Inside each guide you'll find quizzes, activity ideas, discussion questions, and more—all written by experts and designed to save you time. Here are the deets on what you get with your teaching guide:

  • 3-5 Common Core-aligned activities (including quotation, image, and document analysis) to complete in class with your students, with detailed instructions for you and your students. 
  • Discussion and essay questions for all levels of students.
  • Reading quizzes to be sure students are looking at the material through various lenses.
  • Resources to help make the topic feel more relevant to your 21st-century students.
  • A note from Shmoop's teachers to you, telling you what to expect from teaching the topic and how you can overcome the hurdles.

Instructions for You

Resolved: "These men of many nations must be taught American ways, the English language, and the right way to live." -- Henry Ford, speaking of immigrants

As your students read in Shmoop's Immigration in the Roaring Twenties, Henry Ford welcomed immigrants but believed that they needed to be aggressively introduced to "Americanism" -- the English language, American customs, values, and behaviors. To promote this, inspectors from the "Ford Sociological Department" were dispatched to workers' homes (usually with an interpreter to facilitate discussion with the foreign-born employee) to ensure that a proper American household was being maintained. That meant the couple must be married, free of debt, and moderate in their use of alcohol. Proper housekeeping was encouraged and keeping boarders (an old world and "low-class" practice) was discouraged.
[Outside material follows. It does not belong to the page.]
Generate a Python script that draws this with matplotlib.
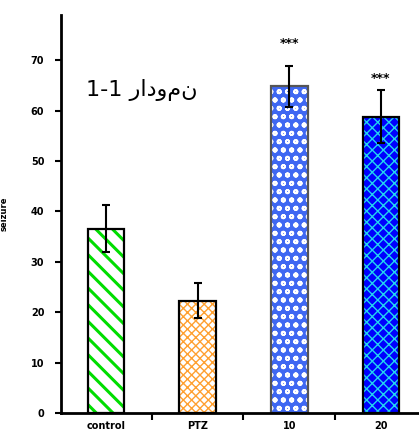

To a certain extent, Ford treated his immigrant workers much like every other part of the production process at his factories. He endlessly tinkered with his assembly lines to make them more efficient. Intruding on employees’ private lives was aimed largely at making them more efficient workers. Moreover, he rewarded them for adopting "American lifestyles" (or punished them if they did not). A passing grade from the inspector was necessary for an employee to receive Ford’s top pay rate of $5 a day.

Today, many view Ford’s approach as heavy-handed and disrespectful of the immigrants and the cultures they brought with them. Diversity is now often celebrated as a source of cultural richness rather than a threat to prevailing American values. Rather than demanding acculturation, many public institutions make concession to the languages and traditions immigrants bring with them to the United States. For example, government manuals, voter guides, and school materials are today offered in several languages.
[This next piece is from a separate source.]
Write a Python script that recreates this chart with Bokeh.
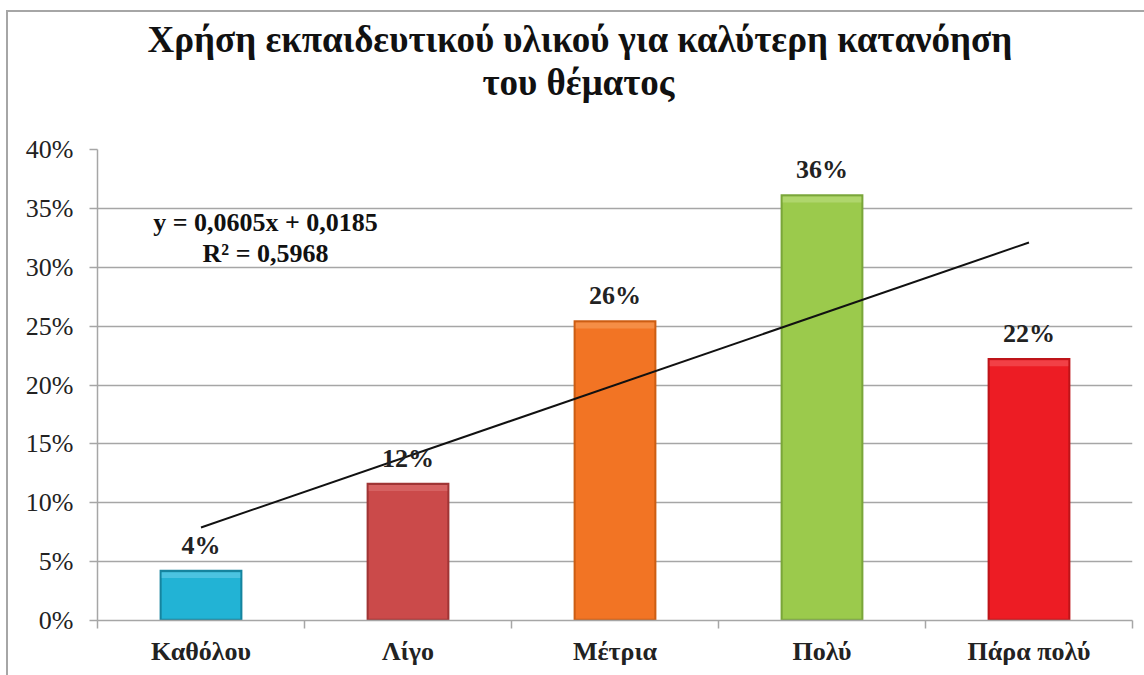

Many, however, argue that Ford had it right -- that both America and its immigrants are better served by rapid acculturation.

In debating this resolution, you may take several approaches. One possibility would be to focus narrowly on Ford’s program and similar company acculturation programs.

  • Is this an appropriate role for employers?
  • Should pay be linked to lifestyle?
  • Are employers, and the marketplace, the entities best suited to bring about rapid adaptation to American life?

You might alternatively, however, decide to focus the debate more broadly and philosophically: Is America and its immigrant population best served by encouraging/demanding acculturation or accepting a culturally, and even linguistically, diverse population?

(Lesson aligned with CA History-Social Sciences 9th-12th grade chronological and spatial thinking standard 1; historical research, evidence, and point of view standard 4; historical interpretation standards 1, 3, 4; 11th grade American History standard 11.5.2)

Instructions for Your Students

As you listen to your teacher describe the details of Henry Ford's "Americanization" campaign, imagine yourself as an immigrant worker at one of his auto plants. Would Ford's methods help you and your family adjust to life in America? Or would you feel that your privacy and freedom to live as you wish had been violated? Should a similar "Americanization" plan be developed for immigration to the United States today? Why or why not?